▶ WHAT THIS TASK INVOLVES
Repeat, exactly and completely, the material that follows. Omit the pictures.
··········
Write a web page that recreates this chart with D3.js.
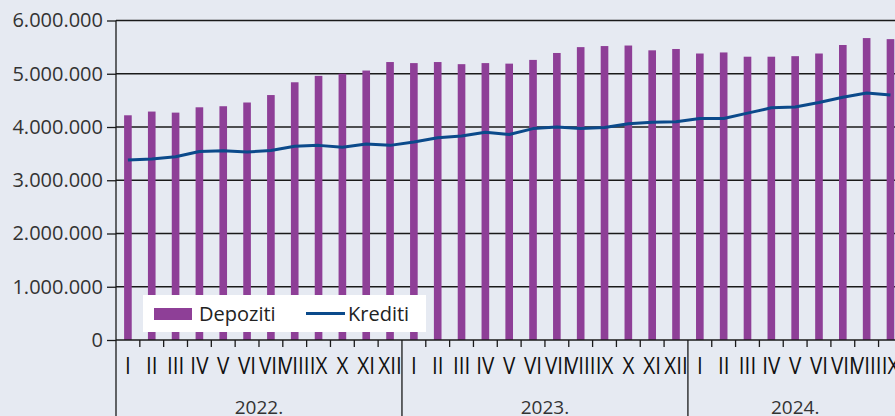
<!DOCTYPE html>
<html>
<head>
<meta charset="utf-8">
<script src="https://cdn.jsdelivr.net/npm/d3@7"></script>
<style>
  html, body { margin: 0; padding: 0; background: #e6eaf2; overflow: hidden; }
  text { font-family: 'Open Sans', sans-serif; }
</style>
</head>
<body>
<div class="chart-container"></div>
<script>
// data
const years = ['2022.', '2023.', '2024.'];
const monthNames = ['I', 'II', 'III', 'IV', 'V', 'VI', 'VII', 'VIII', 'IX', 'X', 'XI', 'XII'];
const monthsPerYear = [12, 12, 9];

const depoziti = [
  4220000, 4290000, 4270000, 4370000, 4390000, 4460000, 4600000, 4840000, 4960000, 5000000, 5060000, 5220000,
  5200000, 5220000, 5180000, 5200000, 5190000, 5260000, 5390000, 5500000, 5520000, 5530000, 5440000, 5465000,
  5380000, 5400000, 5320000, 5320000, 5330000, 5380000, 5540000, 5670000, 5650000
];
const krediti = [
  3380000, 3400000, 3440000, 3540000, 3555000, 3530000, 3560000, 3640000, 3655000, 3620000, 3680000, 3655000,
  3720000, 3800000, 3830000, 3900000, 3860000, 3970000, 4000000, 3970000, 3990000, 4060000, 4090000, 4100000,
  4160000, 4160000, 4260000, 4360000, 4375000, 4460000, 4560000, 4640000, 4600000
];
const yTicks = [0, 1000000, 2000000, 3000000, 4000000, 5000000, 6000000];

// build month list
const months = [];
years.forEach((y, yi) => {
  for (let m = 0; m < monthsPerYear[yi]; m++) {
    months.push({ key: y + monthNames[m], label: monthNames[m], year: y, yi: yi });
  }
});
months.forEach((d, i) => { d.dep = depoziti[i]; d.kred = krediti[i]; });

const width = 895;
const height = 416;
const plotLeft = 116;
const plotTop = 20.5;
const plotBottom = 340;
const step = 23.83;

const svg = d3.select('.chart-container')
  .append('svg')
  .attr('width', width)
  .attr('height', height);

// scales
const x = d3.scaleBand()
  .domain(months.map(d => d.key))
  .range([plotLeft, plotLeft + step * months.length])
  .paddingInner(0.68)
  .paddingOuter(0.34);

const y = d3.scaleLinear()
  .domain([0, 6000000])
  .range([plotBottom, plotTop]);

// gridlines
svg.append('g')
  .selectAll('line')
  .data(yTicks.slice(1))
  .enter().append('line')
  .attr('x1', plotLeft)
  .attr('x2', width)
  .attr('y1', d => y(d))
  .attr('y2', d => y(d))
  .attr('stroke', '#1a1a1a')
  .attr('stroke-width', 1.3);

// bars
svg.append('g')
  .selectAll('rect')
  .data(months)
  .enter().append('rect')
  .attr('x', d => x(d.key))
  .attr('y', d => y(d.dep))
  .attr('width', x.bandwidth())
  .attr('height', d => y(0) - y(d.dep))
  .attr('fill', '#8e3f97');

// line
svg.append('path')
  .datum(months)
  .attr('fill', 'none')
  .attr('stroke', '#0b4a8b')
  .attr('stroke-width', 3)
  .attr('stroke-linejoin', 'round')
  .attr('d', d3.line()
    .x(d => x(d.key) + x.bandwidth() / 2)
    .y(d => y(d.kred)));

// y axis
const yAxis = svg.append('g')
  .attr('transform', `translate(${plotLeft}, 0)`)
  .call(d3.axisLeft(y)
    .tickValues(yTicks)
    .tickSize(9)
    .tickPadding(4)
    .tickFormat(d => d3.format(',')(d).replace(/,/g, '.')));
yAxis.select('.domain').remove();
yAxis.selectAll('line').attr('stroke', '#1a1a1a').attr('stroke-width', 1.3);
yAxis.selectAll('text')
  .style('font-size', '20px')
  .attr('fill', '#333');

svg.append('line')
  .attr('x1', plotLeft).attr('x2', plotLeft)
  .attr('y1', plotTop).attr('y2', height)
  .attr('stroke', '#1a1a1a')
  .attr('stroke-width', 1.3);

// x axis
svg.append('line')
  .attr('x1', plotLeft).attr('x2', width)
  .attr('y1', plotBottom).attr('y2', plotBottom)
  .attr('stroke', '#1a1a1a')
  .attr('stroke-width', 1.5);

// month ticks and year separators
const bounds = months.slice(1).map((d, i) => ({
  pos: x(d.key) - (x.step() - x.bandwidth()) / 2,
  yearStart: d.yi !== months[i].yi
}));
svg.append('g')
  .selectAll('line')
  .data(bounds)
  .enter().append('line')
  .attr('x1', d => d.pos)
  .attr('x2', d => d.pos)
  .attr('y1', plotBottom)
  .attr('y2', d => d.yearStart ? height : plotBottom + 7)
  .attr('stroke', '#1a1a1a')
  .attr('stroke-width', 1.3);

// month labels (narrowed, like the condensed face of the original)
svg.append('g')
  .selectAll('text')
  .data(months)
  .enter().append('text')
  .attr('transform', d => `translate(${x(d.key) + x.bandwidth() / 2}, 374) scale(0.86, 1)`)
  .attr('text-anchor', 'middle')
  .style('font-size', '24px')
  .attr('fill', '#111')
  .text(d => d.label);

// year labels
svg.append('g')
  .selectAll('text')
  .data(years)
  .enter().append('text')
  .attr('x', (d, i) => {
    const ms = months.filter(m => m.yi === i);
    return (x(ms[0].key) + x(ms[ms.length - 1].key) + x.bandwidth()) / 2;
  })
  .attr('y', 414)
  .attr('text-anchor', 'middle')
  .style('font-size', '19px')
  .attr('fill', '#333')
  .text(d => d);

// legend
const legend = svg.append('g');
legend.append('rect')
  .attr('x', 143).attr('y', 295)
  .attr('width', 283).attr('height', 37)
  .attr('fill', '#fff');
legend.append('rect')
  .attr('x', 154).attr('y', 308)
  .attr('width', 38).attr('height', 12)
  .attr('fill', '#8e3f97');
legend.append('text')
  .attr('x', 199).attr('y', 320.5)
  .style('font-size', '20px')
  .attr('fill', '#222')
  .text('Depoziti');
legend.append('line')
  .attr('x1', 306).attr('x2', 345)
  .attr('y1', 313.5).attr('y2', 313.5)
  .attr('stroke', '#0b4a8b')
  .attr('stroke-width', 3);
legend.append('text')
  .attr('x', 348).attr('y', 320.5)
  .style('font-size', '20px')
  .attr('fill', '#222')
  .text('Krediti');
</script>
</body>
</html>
··········
▶ RESPONSE TO THE EXERCISE
Write a web page that recreates this chart with D3.js.
<!DOCTYPE html>
<html>
<head>
<meta charset="utf-8">
<script src="https://cdn.jsdelivr.net/npm/d3@7"></script>
<style>
  html, body { margin: 0; padding: 0; background: #e6eaf2; overflow: hidden; }
  text { font-family: 'Open Sans', sans-serif; }
</style>
</head>
<body>
<div class="chart-container"></div>
<script>
// data
const years = ['2022.', '2023.', '2024.'];
const monthNames = ['I', 'II', 'III', 'IV', 'V', 'VI', 'VII', 'VIII', 'IX', 'X', 'XI', 'XII'];
const monthsPerYear = [12, 12, 9];

const depoziti = [
  4220000, 4290000, 4270000, 4370000, 4390000, 4460000, 4600000, 4840000, 4960000, 5000000, 5060000, 5220000,
  5200000, 5220000, 5180000, 5200000, 5190000, 5260000, 5390000, 5500000, 5520000, 5530000, 5440000, 5465000,
  5380000, 5400000, 5320000, 5320000, 5330000, 5380000, 5540000, 5670000, 5650000
];
const krediti = [
  3380000, 3400000, 3440000, 3540000, 3555000, 3530000, 3560000, 3640000, 3655000, 3620000, 3680000, 3655000,
  3720000, 3800000, 3830000, 3900000, 3860000, 3970000, 4000000, 3970000, 3990000, 4060000, 4090000, 4100000,
  4160000, 4160000, 4260000, 4360000, 4375000, 4460000, 4560000, 4640000, 4600000
];
const yTicks = [0, 1000000, 2000000, 3000000, 4000000, 5000000, 6000000];

// build month list
const months = [];
years.forEach((y, yi) => {
  for (let m = 0; m < monthsPerYear[yi]; m++) {
    months.push({ key: y + monthNames[m], label: monthNames[m], year: y, yi: yi });
  }
});
months.forEach((d, i) => { d.dep = depoziti[i]; d.kred = krediti[i]; });

const width = 895;
const height = 416;
const plotLeft = 116;
const plotTop = 20.5;
const plotBottom = 340;
const step = 23.83;

const svg = d3.select('.chart-container')
  .append('svg')
  .attr('width', width)
  .attr('height', height);

// scales
const x = d3.scaleBand()
  .domain(months.map(d => d.key))
  .range([plotLeft, plotLeft + step * months.length])
  .paddingInner(0.68)
  .paddingOuter(0.34);

const y = d3.scaleLinear()
  .domain([0, 6000000])
  .range([plotBottom, plotTop]);

// gridlines
svg.append('g')
  .selectAll('line')
  .data(yTicks.slice(1))
  .enter().append('line')
  .attr('x1', plotLeft)
  .attr('x2', width)
  .attr('y1', d => y(d))
  .attr('y2', d => y(d))
  .attr('stroke', '#1a1a1a')
  .attr('stroke-width', 1.3);

// bars
svg.append('g')
  .selectAll('rect')
  .data(months)
  .enter().append('rect')
  .attr('x', d => x(d.key))
  .attr('y', d => y(d.dep))
  .attr('width', x.bandwidth())
  .attr('height', d => y(0) - y(d.dep))
  .attr('fill', '#8e3f97');

// line
svg.append('path')
  .datum(months)
  .attr('fill', 'none')
  .attr('stroke', '#0b4a8b')
  .attr('stroke-width', 3)
  .attr('stroke-linejoin', 'round')
  .attr('d', d3.line()
    .x(d => x(d.key) + x.bandwidth() / 2)
    .y(d => y(d.kred)));

// y axis
const yAxis = svg.append('g')
  .attr('transform', `translate(${plotLeft}, 0)`)
  .call(d3.axisLeft(y)
    .tickValues(yTicks)
    .tickSize(9)
    .tickPadding(4)
    .tickFormat(d => d3.format(',')(d).replace(/,/g, '.')));
yAxis.select('.domain').remove();
yAxis.selectAll('line').attr('stroke', '#1a1a1a').attr('stroke-width', 1.3);
yAxis.selectAll('text')
  .style('font-size', '20px')
  .attr('fill', '#333');

svg.append('line')
  .attr('x1', plotLeft).attr('x2', plotLeft)
  .attr('y1', plotTop).attr('y2', height)
  .attr('stroke', '#1a1a1a')
  .attr('stroke-width', 1.3);

// x axis
svg.append('line')
  .attr('x1', plotLeft).attr('x2', width)
  .attr('y1', plotBottom).attr('y2', plotBottom)
  .attr('stroke', '#1a1a1a')
  .attr('stroke-width', 1.5);

// month ticks and year separators
const bounds = months.slice(1).map((d, i) => ({
  pos: x(d.key) - (x.step() - x.bandwidth()) / 2,
  yearStart: d.yi !== months[i].yi
}));
svg.append('g')
  .selectAll('line')
  .data(bounds)
  .enter().append('line')
  .attr('x1', d => d.pos)
  .attr('x2', d => d.pos)
  .attr('y1', plotBottom)
  .attr('y2', d => d.yearStart ? height : plotBottom + 7)
  .attr('stroke', '#1a1a1a')
  .attr('stroke-width', 1.3);

// month labels (narrowed, like the condensed face of the original)
svg.append('g')
  .selectAll('text')
  .data(months)
  .enter().append('text')
  .attr('transform', d => `translate(${x(d.key) + x.bandwidth() / 2}, 374) scale(0.86, 1)`)
  .attr('text-anchor', 'middle')
  .style('font-size', '24px')
  .attr('fill', '#111')
  .text(d => d.label);

// year labels
svg.append('g')
  .selectAll('text')
  .data(years)
  .enter().append('text')
  .attr('x', (d, i) => {
    const ms = months.filter(m => m.yi === i);
    return (x(ms[0].key) + x(ms[ms.length - 1].key) + x.bandwidth()) / 2;
  })
  .attr('y', 414)
  .attr('text-anchor', 'middle')
  .style('font-size', '19px')
  .attr('fill', '#333')
  .text(d => d);

// legend
const legend = svg.append('g');
legend.append('rect')
  .attr('x', 143).attr('y', 295)
  .attr('width', 283).attr('height', 37)
  .attr('fill', '#fff');
legend.append('rect')
  .attr('x', 154).attr('y', 308)
  .attr('width', 38).attr('height', 12)
  .attr('fill', '#8e3f97');
legend.append('text')
  .attr('x', 199).attr('y', 320.5)
  .style('font-size', '20px')
  .attr('fill', '#222')
  .text('Depoziti');
legend.append('line')
  .attr('x1', 306).attr('x2', 345)
  .attr('y1', 313.5).attr('y2', 313.5)
  .attr('stroke', '#0b4a8b')
  .attr('stroke-width', 3);
legend.append('text')
  .attr('x', 348).attr('y', 320.5)
  .style('font-size', '20px')
  .attr('fill', '#222')
  .text('Krediti');
</script>
</body>
</html>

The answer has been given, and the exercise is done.